The remote Wa State in Myanmar, which shares 82 miles (133 km) of frontier with China, once offered Chinese VIPs an out of the way place to gamble large, and still may. Reuters reports that casinos, where the rich used to enjoy perks and privileges, are now populated by less affluent locals, in a region where farmers may only earn the equivalent of $115 per year. So the bets, with table limits up to $16,000 are now in the ten cent range. The outlet reports that some 1,000 employees of the casino serve the peasant gamblers, while a berkeley.edu essay from June 2016, states that the workers make about $300 per month.

According to the report, now hundreds of low betting players crowd an opulently appointed three-story casino tucked away in the hills, away from the cities that casinos were driven out of in a 2003 Chinese purge. The VIP’s in private lounges are nowhere to be seen.

Before Beijing’s latest crackdown on graft and corruption, which translates in numbers to VIP players – China, who provides weapons and military advisers to the Wa Army, sent a small contingent of troops to shut down casinos in the city of Mong La.

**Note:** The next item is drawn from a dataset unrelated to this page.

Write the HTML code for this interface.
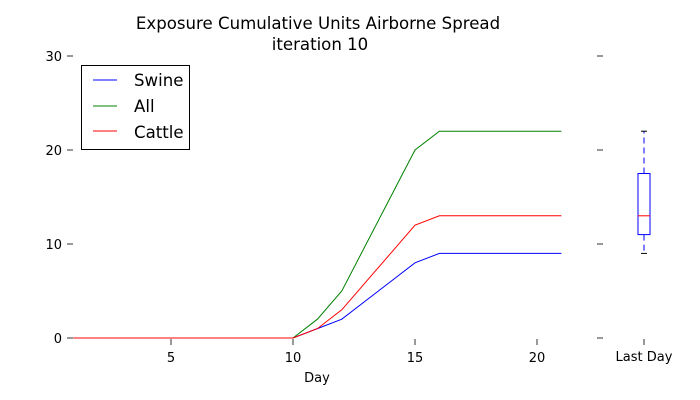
<!DOCTYPE html>
<html><head><meta charset="utf-8"><style>
body{margin:0;background:#fff;}
svg{display:block;font-family:"DejaVu Sans","Liberation Sans",sans-serif;}
</style></head><body>
<svg id="chart" width="700" height="400" viewBox="0 0 700 400">
<text x="318" y="29" font-size="16.6" text-anchor="middle">Exposure Cumulative Units Airborne Spread</text>
<text x="320" y="50" font-size="16.6" text-anchor="middle">iteration 10</text>
<g id="axes"></g>
<g id="series"></g>
<g id="box"></g>
<g>
<rect x="81.5" y="65.5" width="108" height="84" fill="#fff" stroke="#000" stroke-width="1"/>
<line x1="93" y1="80" x2="117" y2="80" stroke="#0000ff"/><text x="134" y="86" font-size="16.6">Swine</text>
<line x1="93" y1="106" x2="117" y2="106" stroke="#008000"/><text x="134" y="112" font-size="16.6">All</text>
<line x1="93" y1="131" x2="117" y2="131" stroke="#ff0000"/><text x="134" y="138" font-size="16.6">Cattle</text>
</g>
<text x="317" y="382" font-size="13" text-anchor="middle">Day</text>
</svg>
<script>
const days=[1,2,3,4,5,6,7,8,9,10,11,12,13,14,15,16,17,18,19,20,21];
const swine=[0,0,0,0,0,0,0,0,0,0,1,2,4,6,8,9,9,9,9,9,9];
const all=[0,0,0,0,0,0,0,0,0,0,2,5,10,15,20,22,22,22,22,22,22];
const cattle=[0,0,0,0,0,0,0,0,0,0,1,3,6,9,12,13,13,13,13,13,13];
const xTicks=[5,10,15,20];
const yTicks=[0,10,20,30];
const boxStats=[9,11,13,17.5,22]; // min,q1,median,q3,max
const NS="http://www.w3.org/2000/svg";
const X=d=>293+(d-10)*24.4;
const Y=v=>338-v*9.4;
function mk(t,a,p){const e=document.createElementNS(NS,t);for(const k in a)e.setAttribute(k,a[k]);p.appendChild(e);return e;}
const ax=document.getElementById('axes');
yTicks.forEach(v=>{
 const t=mk('line',{x1:67,x2:73,y1:Y(v),y2:Y(v),stroke:'#777','stroke-width':1.5},ax);
 
 
 const t2=mk('line',{x1:597,x2:603,y1:Y(v),y2:Y(v),stroke:'#777','stroke-width':1.5},ax);
 
 
 const l=mk('text',{x:62,y:Y(v)+5,'font-size':13,'text-anchor':'end'},ax);l.textContent=v;
 
 
});
xTicks.forEach(v=>{
 const t=mk('line',{x1:X(v),x2:X(v),y1:339,y2:345,stroke:'#777','stroke-width':1.5},ax);
 
 
 const l=mk('text',{x:X(v),y:362,'font-size':13,'text-anchor':'middle'},ax);l.textContent=v;
 
 
});
const lt=mk('line',{x1:644,x2:644,y1:339,y2:345,stroke:'#777','stroke-width':1.5},ax);


const ll=mk('text',{x:644,y:361,'font-size':13,'text-anchor':'middle'},ax);ll.textContent='Last Day';


const sg=document.getElementById('series');
[[swine,'#0000ff','swine-line'],[all,'#008000','all-line'],[cattle,'#ff0000','cattle-line']].forEach(([arr,c,n])=>{
 const p=mk('polyline',{points:days.map((d,i)=>X(d)+','+Y(arr[i])).join(' '),fill:'none',stroke:c,'stroke-width':1},sg);
 
 
});
const bg=document.getElementById('box');
const [mn,q1,md,q3,mx]=boxStats;const cx=644;
const w1=mk('line',{x1:cx,x2:cx,y1:Y(q3),y2:Y(mx),stroke:'#0000ff','stroke-dasharray':'6,4'},bg);

const w2=mk('line',{x1:cx,x2:cx,y1:Y(q1),y2:Y(mn),stroke:'#0000ff','stroke-dasharray':'6,4'},bg);

const c1=mk('line',{x1:cx-3,x2:cx+3,y1:Y(mx),y2:Y(mx),stroke:'#000'},bg);

const c2=mk('line',{x1:cx-3,x2:cx+3,y1:Y(mn),y2:Y(mn),stroke:'#000'},bg);

const r=mk('rect',{x:cx-6,y:Y(q3),width:12,height:Y(q1)-Y(q3),fill:'none',stroke:'#0000ff'},bg);

const m=mk('line',{x1:cx-6,x2:cx+6,y1:Y(md),y2:Y(md),stroke:'#ff0000'},bg);

</script>
</body></html>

This, reportedly in response to the daughter of a high-ranking official losing millions of yuan at the casinos.

Local authorities responded by setting up a new gambling zone in Wang Hsieo village, about 10 miles (16 km) away.

A November article on the BBC relates that the Wa State is so secretive and remote that you won’t find it on Google Maps, and if you ask for a passport you will be denied. The Sea-Globe reported in 2014 that at the time, many Chinese gamblers weren’t too concerned with the inconvenience of Chinese gambling bans – they simply crossed into Mong La illegally, walking across the porous border with no documents. The most recent report would suggest that practice has changed, at least for the whales that feed the VIP tables in private lounges.

The Southeast Asia Globe Magazine (sea-globe.com) went into more depth about the state of affairs just a little over two years ago. Chinese sex workers were plying their trade openly and the market was full of endangered wildlife meat and other parts for sale. Restaurants were displaying endangered animals in cages, ready to be slaughtered and cooked to order while the illegal trade in ivory, tiger and leopard skins flourished. Mong La is reportedly one of Southeast Asia’s largest open wildlife markets.

However, the Daily Beast reported in 2014 that most of the items are probably fake. Quoting a practitioner of traditional Chinese medicine the DB reported, “The tiger paws are actually from large dogs, with claws attached to them. The pelts are dyed dog furs. The ivory is just bone from a farm animal, most likely an ox. The rest is probably plastic,” he told the reporter. “The only thing that is real here is probably the set of deer antlers, maybe some of the pangolin scales. Those aren’t too difficult to come by.”

Inexplicably, in November the BBC and other media outlets were invited to the Wa State, where the denizens were once known to the British as “Wild Wa” as they were prolific head hunters in earlier times.

The Wa state became autonomous when rebels there came to an agreement with the Myanmar government in 1989. The region went into opium production for about ten years, then began eradication efforts which seem to have been successful. Now Chinese underworld operators reportedly manufacture “yaba”, methamphetamine pills for export. The government seized two tons of pills in 2016, according to the BBC report.

As to the actual fate of more of the shady casinos in the jungle areas where the Wa State meets China, that is unclear.

 

This article has been updated to remove reference to Chinese state-owned news sources and to cite Reuters in the first paragraph.